**Task objective:**
Please print exactly the lines below, from the start of the material up to and including the line with "Arial, Helvetica, sans-serif';", but none of the pictures.

**Supplied data:**
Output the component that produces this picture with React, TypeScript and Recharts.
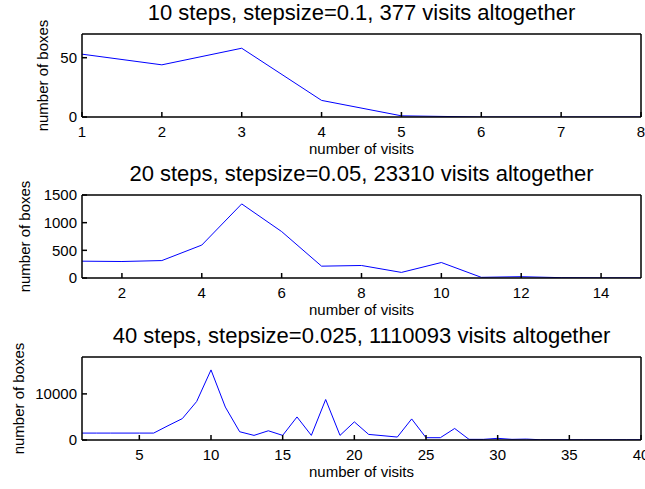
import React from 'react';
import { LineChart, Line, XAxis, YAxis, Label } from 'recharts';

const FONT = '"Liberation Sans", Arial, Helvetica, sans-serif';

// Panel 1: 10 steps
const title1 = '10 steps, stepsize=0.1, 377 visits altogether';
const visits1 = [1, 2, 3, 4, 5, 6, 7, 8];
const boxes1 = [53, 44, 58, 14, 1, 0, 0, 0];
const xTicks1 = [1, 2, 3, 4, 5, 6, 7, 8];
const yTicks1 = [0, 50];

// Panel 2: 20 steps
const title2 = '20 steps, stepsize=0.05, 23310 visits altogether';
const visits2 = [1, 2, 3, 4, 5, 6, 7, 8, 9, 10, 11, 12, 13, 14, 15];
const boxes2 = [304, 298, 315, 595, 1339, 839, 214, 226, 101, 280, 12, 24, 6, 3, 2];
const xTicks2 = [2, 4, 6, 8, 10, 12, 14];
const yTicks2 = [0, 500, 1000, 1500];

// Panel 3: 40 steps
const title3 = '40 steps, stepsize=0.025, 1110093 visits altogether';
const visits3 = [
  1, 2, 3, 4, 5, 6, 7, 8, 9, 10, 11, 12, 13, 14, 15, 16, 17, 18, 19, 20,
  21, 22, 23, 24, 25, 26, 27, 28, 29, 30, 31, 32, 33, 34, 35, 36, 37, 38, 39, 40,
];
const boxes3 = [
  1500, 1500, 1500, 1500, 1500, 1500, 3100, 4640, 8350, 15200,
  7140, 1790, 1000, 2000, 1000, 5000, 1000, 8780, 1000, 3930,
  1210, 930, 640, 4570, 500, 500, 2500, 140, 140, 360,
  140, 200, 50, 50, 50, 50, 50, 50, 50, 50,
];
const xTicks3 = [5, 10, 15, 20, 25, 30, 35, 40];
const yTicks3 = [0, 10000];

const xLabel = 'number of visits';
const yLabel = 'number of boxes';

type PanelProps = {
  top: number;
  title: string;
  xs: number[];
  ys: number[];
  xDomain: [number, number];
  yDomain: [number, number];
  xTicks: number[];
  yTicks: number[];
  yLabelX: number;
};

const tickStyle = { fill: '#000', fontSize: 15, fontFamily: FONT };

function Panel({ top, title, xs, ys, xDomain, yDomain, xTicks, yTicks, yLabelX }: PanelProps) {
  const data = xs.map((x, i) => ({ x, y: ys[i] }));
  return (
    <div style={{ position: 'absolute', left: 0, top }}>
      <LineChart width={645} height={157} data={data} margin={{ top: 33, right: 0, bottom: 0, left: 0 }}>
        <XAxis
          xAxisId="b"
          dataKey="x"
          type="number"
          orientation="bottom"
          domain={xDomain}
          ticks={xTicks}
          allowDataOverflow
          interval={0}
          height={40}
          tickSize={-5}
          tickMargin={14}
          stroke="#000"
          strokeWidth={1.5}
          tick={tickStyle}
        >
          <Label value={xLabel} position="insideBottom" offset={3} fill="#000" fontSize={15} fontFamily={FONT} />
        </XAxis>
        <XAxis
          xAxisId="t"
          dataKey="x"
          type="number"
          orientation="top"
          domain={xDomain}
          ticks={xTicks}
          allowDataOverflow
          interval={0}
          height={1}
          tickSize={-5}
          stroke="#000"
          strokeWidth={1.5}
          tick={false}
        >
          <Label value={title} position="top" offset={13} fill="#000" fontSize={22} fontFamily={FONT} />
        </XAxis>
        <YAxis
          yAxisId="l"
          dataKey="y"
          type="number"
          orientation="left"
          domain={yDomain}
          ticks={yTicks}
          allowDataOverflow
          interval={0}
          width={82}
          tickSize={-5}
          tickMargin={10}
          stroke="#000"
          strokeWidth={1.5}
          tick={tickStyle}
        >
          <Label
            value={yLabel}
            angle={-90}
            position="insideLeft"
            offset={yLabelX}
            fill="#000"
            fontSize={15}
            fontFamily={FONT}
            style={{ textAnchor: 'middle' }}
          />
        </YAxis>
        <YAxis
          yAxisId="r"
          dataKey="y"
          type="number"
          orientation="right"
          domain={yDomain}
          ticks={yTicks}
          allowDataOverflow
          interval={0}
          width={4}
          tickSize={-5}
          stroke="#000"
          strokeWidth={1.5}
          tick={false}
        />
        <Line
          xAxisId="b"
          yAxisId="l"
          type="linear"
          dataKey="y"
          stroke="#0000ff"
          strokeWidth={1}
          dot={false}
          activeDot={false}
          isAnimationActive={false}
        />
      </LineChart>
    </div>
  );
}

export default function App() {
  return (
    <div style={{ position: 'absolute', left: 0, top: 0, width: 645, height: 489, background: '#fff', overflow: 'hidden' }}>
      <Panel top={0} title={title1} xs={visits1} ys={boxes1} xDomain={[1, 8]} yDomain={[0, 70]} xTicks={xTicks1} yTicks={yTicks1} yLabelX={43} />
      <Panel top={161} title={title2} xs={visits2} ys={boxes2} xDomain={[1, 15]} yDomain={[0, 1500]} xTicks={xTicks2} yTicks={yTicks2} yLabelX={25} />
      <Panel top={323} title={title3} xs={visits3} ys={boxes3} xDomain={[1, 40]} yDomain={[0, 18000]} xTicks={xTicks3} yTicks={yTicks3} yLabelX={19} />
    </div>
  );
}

**Solved exercise:**
Output the component that produces this picture with React, TypeScript and Recharts.
import React from 'react';
import { LineChart, Line, XAxis, YAxis, Label } from 'recharts';

const FONT = '"Liberation Sans", Arial, Helvetica, sans-serif';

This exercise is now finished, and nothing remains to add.